Dossier Claude Jeanmart
À l'aveugle

par Gérard-Georges Lemaire

mis en ligne le 18/04/2012

II

Tout au long de ces dernières années, Claude Jeanmart n’a cessé d’élargir le champ de sa recherche. L’étape la plus fondamentale est sans nul doute le recours aux ressources de l’électronique. L’ordinateur permet tout, ou presque, à qui sait l’utiliser. Mais il n’a pas renoncé un instant à ses anciennes amours, je veux parler du tableau ou des compositions sur papier.
       J’en prends pour exemple les très grandes toiles libres réalisées pour l’exposition consacrée à Kafka et qui avait été présentée à l’abbaye de Beaulieu. Ces œuvres monumentales sont la manifestation d’une nouvelle conception stylistique : les éléments figuratifs semblent déboîtés, un peu de guingois, avec quelque chose de l’expressionnisme allemand, mais avec une gamme chromatique forte, mais avec cette retenue si française. Mais cela n’exclut pas des intensités très fortes – des bleus, des verts, en particulier. Ces toiles ne sont pas descriptives.
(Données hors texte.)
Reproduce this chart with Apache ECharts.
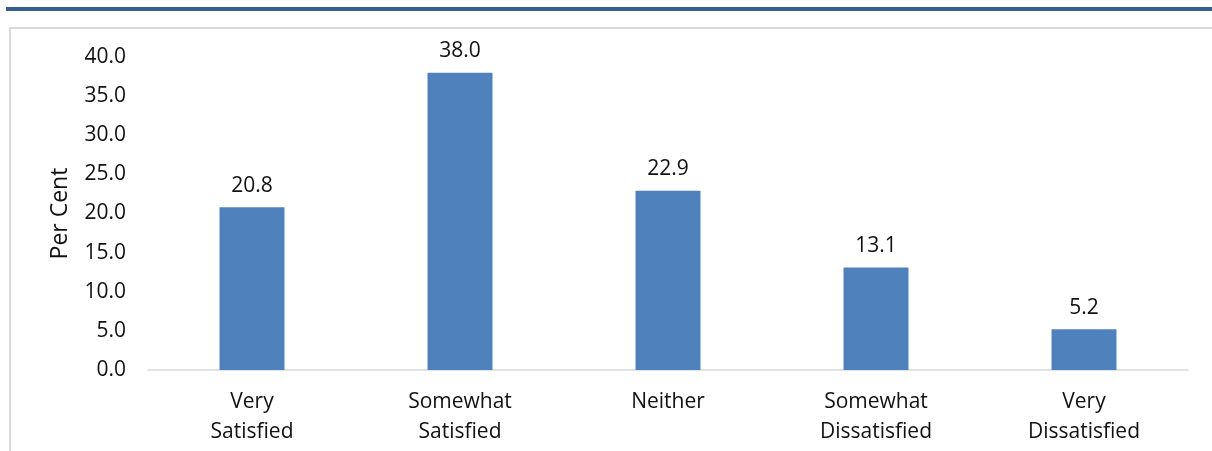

Elles ouvrent un champ avec des éléments qui permet de recomposer, par le regard, mais surtout par la force de l’esprit, le sujet supposé.
       Je songe également au cycle de neuf papiers de relativement grandes dimensions qu’il a réalisé pour l’Opéra de Nantes à l’occasion des représentations de l’Affaire Makropoulos de Léos Janacek, d’après une pièce de Karel Capek. Il a choisi d’illustrer un roman de l’écrivain tchèque, Hordubal. Mais le terme d’ « illustration » doit être relativisé, car il risque de prêter à confusion. Disons plutôt que l’artiste met en scène comme le ferait par exemple un décorateur de théâtre un moment de la narration, mais ce support narratif lui sert à imaginer un espace très théâtralisé, où il inscrit son univers intime. En somme, la littérature lui fait office de suppôt. Et elle lui fournit des opportunités sans fin pour engager une composition originale. Au fond, il ne fait que s’imposer des règles, pour ne plus en avoir et ne jamais sombrer dans la répétition.